One of the things that has often puzzled me about role playing games and movies is the way that so often the quest is something that is meant to save the world from some sort of existential threat. It is perhaps not coincidental that one of the more wearisome and tedious aspects of contemporary life is the way that everything seems to be turned into some sort of existential threat, so that people react to ordinary and appropriate Supreme Court decisions and temporary electoral defeats as if they meant disaster for our nation and civilization. This is not to say that some existential threats do not exist, but rather that when everything appears to be a direct threat to our survival and well-being, it makes us unable to develop the right kind of perspective about how our lives and times are to be dealt with, and makes it impossible for us to see things as they are, and thus to deal with them in an appropriate fashion.
Most of us will admit, if we are at all sensitive to the way that we and others around us live our lives, that we all have certain quests in our existence. One of the reasons for the enduring popularity of role playing games and MMOs is the way that they mimic in certain ways the reality of our lives in a more romantic and picturesque gloss. Not many of us are called to be or are capable of handling existential threats to survival like villains with evil plans to depopulate the world by ninety percent or threaten nuclear winter on the world, but we all have more modest quests in our lives that indicate the sort of fetch quests or difficult tasks that come into our orbit. Sometimes these can be the source of humorous inside stories, such as references to mushrooms and the difficulty that can result by trying to get them at certain restaurants, or they can be aspects of larger problems like the difficulty of finding alfalfa sprouts or gout medicine in a world full of supply chain difficulties and problems with e. coli in agriculture.
Why is it that more movies and games do not recognize the appeal of modest quests. One of the most trenchant criticisms of the Suicide Squad movie, for example, was the way that it pitted a group of criminal misfits against someone whose power far exceeded them. The quest was absurdly ambitious given the capacity of the characters involved. In contrast to that, one of the most winning and appealing quests was that of Scrat in the Ice Age movies for his acorn. Given the similarity of my own quests to that of Scrat, the relatability of something that should be so easy to get being such an impossible challenge was something that struck me as deeply poignant and appealing. Scrat’s appeal as a questing rodent was in his persistence in seeking that which he should have been able to attain without effort, thus demonstrating real strength of character in refusing to be deterred from what proved to be a deeply elusive task, set in the context of drastic and decidedly non-anthropogenic climate change that served as an existential threat to the other characters.

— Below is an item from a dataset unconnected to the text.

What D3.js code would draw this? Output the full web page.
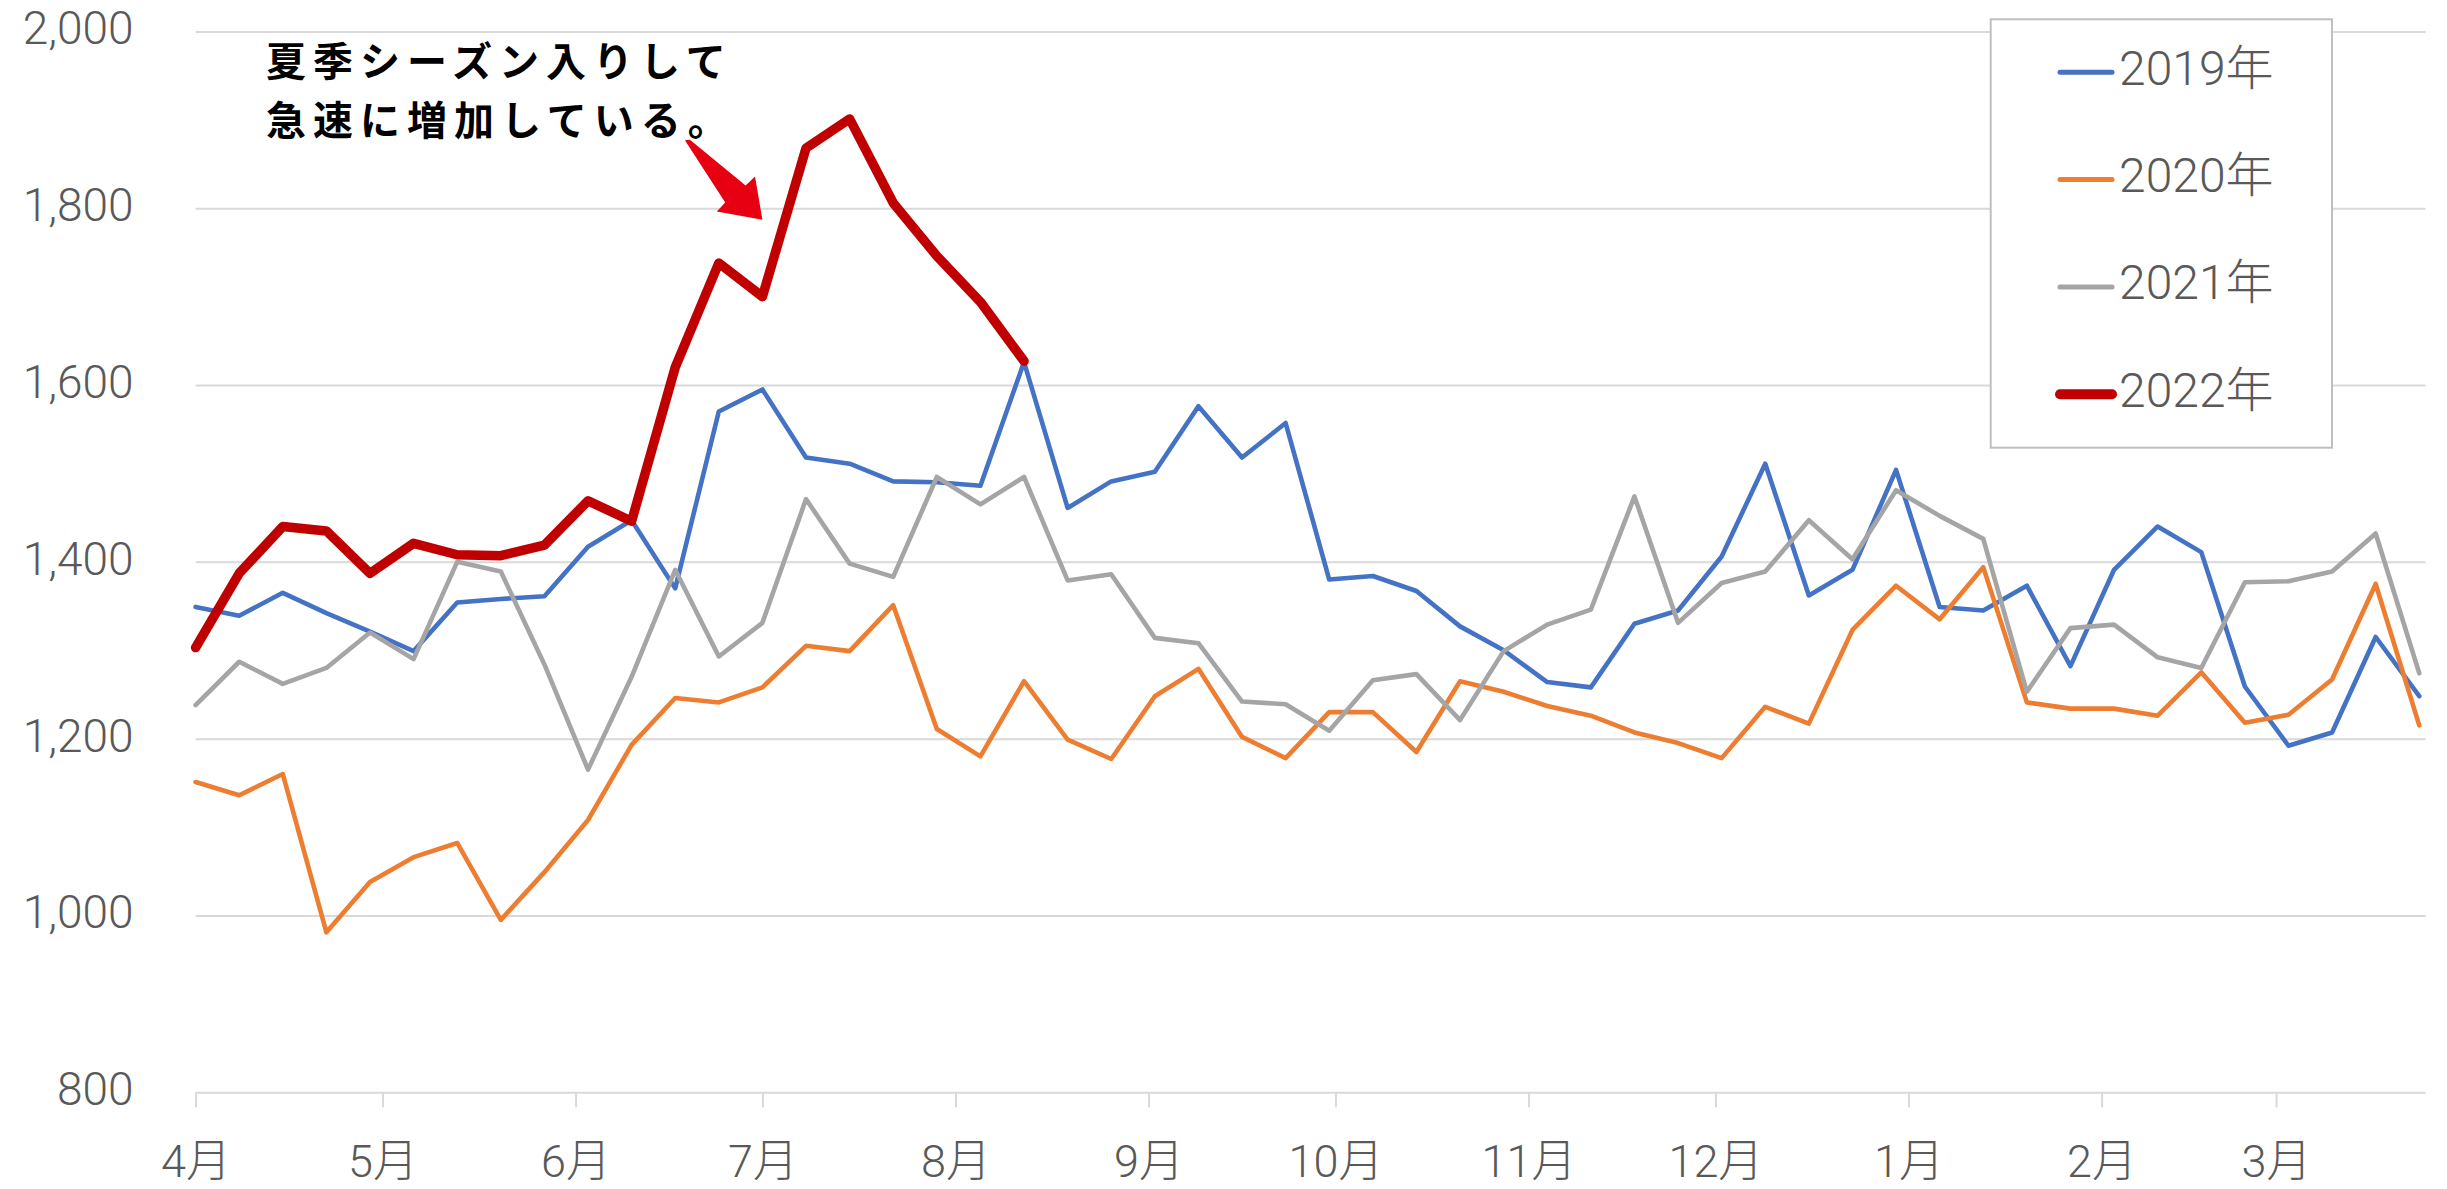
<!DOCTYPE html>
<html><head><meta charset="utf-8">
<script src="https://cdn.jsdelivr.net/npm/d3@7"></script>
<style>
html,body{margin:0;padding:0;background:#fff;}
svg{display:block;}
</style></head>
<body><svg id="chart" width="2447" height="1189"></svg>
<script>
// ---------------- data ----------------
const weekDates = [
  "2022-04-01","2022-04-08","2022-04-15","2022-04-22","2022-04-29",
  "2022-05-06","2022-05-13","2022-05-20","2022-05-27",
  "2022-06-03","2022-06-10","2022-06-17","2022-06-24",
  "2022-07-01","2022-07-08","2022-07-15","2022-07-22","2022-07-29",
  "2022-08-05","2022-08-12","2022-08-19","2022-08-26",
  "2022-09-02","2022-09-09","2022-09-16","2022-09-23","2022-09-30",
  "2022-10-07","2022-10-14","2022-10-21","2022-10-28",
  "2022-11-04","2022-11-11","2022-11-18","2022-11-25",
  "2022-12-02","2022-12-09","2022-12-16","2022-12-23","2022-12-30",
  "2023-01-06","2023-01-13","2023-01-20","2023-01-27",
  "2023-02-03","2023-02-10","2023-02-17","2023-02-24",
  "2023-03-03","2023-03-10","2023-03-17","2023-03-24"
];
const monthTicks = ["2022-04-01","2022-05-01","2022-06-01","2022-07-01","2022-08-01","2022-09-01",
  "2022-10-01","2022-11-01","2022-12-01","2023-01-01","2023-02-01","2023-03-01"];
const monthLabels = ["4月","5月","6月","7月","8月","9月","10月","11月","12月","1月","2月","3月"];
const yTicks = [800,1000,1200,1400,1600,1800,2000];
const seriesNames = ["2019年","2020年","2021年","2022年"];

const v2019 = [1349,1339,1365,1342,1321,1299,1354,1358,1361,1417,1447,1370,1570,1595,1518,1511,1491,1490,1486,1626,
  1461,1491,1502,1576,1518,1557,1380,1384,1367,1327,1300,1264,1258,1330,1345,1406,1511,1362,1391,1504,
  1349,1345,1373,1282,1391,1440,1411,1259,1192,1207,1315,1248];
const v2020 = [1151,1136,1160,981,1038,1066,1082,995,1049,1108,1193,1246,1241,1258,1305,1299,1351,1211,1180,1265,
  1199,1177,1248,1279,1202,1178,1230,1230,1185,1265,1253,1237,1226,1207,1195,1178,1236,1217,1323,1373,
  1335,1394,1241,1234,1234,1226,1275,1218,1227,1267,1375,1215];
const v2021 = [1238,1287,1262,1280,1320,1290,1400,1389,1284,1165,1270,1391,1293,1331,1471,1398,1383,1496,1465,1496,
  1379,1386,1314,1308,1242,1239,1209,1266,1273,1221,1299,1329,1346,1474,1331,1376,1389,1447,1403,1481,
  1452,1426,1253,1325,1329,1292,1280,1377,1378,1389,1432,1274];
const v2022 = [1303,1387,1440,1435,1387,1421,1408,1407,1419,1469,1446,1620,1738,1700,1868,1901,1806,1746,1694,1627];

const annotationLines = ["夏季シーズン入りして","急速に増加している。"];
const arrowTarget = {date:"2022-07-01", value:1787};

// ---------------- layout ----------------
const W = 2447, H = 1189;
const L = 195.6, R = 2425.5, T = 31.4, B = 1092.3;
const colors = ["#4472C4","#ED7D31","#A5A5A5","#C00000"];
const widths = [4.6,4.6,4.6,9.5];
const textColor = "#595959";
const gridColor = "#D9D9D9";
const cjk = "'Noto Sans CJK JP','Noto Sans',sans-serif";
const tickFont = "Roboto,'Noto Sans CJK JP',sans-serif";

const parse = d3.timeParse("%Y-%m-%d");
const dates = weekDates.map(parse);
const x = d3.scaleTime().domain([parse("2022-04-01"), parse("2023-03-25")]).range([L, R]);
const y = d3.scaleLinear().domain([800, 2000]).range([B, T]);

const svg = d3.select("#chart");
svg.append("rect").attr("width", W).attr("height", H).attr("fill", "#fff");

// grid
svg.append("g").attr("transform", `translate(${L},0)`)
  .call(d3.axisLeft(y).tickValues(yTicks).tickSize(-(R - L)).tickFormat(""))
  .call(g => g.select(".domain").remove())
  .selectAll("line").attr("stroke", gridColor).attr("stroke-width", 2);

// y labels
svg.append("g").attr("transform", `translate(${L},0)`)
  .call(d3.axisLeft(y).tickValues(yTicks).tickSize(0).tickPadding(62).tickFormat(d3.format(",")))
  .call(g => g.select(".domain").remove())
  .selectAll("text")
  .attr("font-family", tickFont).attr("font-size", 46).attr("font-weight", 300)
  .attr("fill", textColor).attr("dy", "0.27em");

// x axis
const xa = svg.append("g").attr("transform", `translate(0,${B})`)
  .call(d3.axisBottom(x).tickValues(monthTicks.map(parse)).tickSize(15)
    .tickFormat((d, i) => monthLabels[i]));
xa.select(".domain").remove();
xa.selectAll("line").attr("stroke", gridColor).attr("stroke-width", 2);
xa.selectAll("text").attr("font-family", tickFont).attr("font-size", 45).attr("font-weight", 300)
  .attr("fill", textColor).attr("y", 85).attr("dy", 0);

// lines
const allSeries = [v2019, v2020, v2021, v2022];
const line = d3.line().x((d, i) => x(dates[i])).y(d => y(d));
allSeries.forEach((vals, k) => {
  svg.append("path").datum(vals).attr("d", line)
    .attr("fill", "none").attr("stroke", colors[k]).attr("stroke-width", widths[k])
    .attr("stroke-linejoin", "round").attr("stroke-linecap", "round");
});

// legend
const lgX = 1990.7, lgY = 19.3, lgW = 341.3, lgH = 428.4;
svg.append("rect").attr("x", lgX).attr("y", lgY).attr("width", lgW).attr("height", lgH)
  .attr("fill", "#fff").attr("stroke", "#BFBFBF").attr("stroke-width", 2);
seriesNames.forEach((name, k) => {
  const ry = lgY + 53 + k * 107.3;
  svg.append("line").attr("x1", 2060).attr("x2", 2112).attr("y1", ry).attr("y2", ry)
    .attr("stroke", colors[k]).attr("stroke-width", k === 3 ? 10 : 5).attr("stroke-linecap", "round");
  svg.append("text").attr("x", 2119).attr("y", ry + 12.4).text(name)
    .attr("font-family", tickFont).attr("font-size", 48).attr("font-weight", 300).attr("fill", textColor);
});

// annotation text
annotationLines.forEach((t, i) => {
  svg.append("text").attr("x", 266).attr("y", 76 + i * 59).text(t)
    .attr("font-family", cjk).attr("font-size", 40).attr("font-weight", 700)
    .attr("letter-spacing", 7).attr("fill", "#000");
});

// arrow
const tx = x(parse(arrowTarget.date)), ty = y(arrowTarget.value);
const arrowPts = [[-77.5,-79.5],[-72.5,-80],[-16.8,-34.3],[-7.4,-43.3],[0,0],[-45.6,-8.3],[-37.2,-17.3]];
svg.append("polygon")
  .attr("points", arrowPts.map(p => [tx + p[0], ty + p[1]].join(",")).join(" "))
  .attr("fill", "#E60012");
</script>
</body></html>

What is the right attitude to have when we find quests in our existence? What is frustrating and almost futile can be a way for us to develop the strength of character to be persistent in the face of life’s difficulties and challenges, as resilience is both vitally important and difficult to attain. In addition to this, the quests of our existence also reveal larger problems in the world. Perhaps we cannot solve the supply chain crises of the world, but we can understand the consequences of bad public policy moves and seek to better arrange our own supply chain and make sure that we are pursuing our self-interest properly and doing what we can to reduce some of the sources of suffering in the world. And if our scope to act is often limited by the stupidity of those around us, at least knowledge can help us make smarter decisions and to be able to cope with reality, however unpleasant.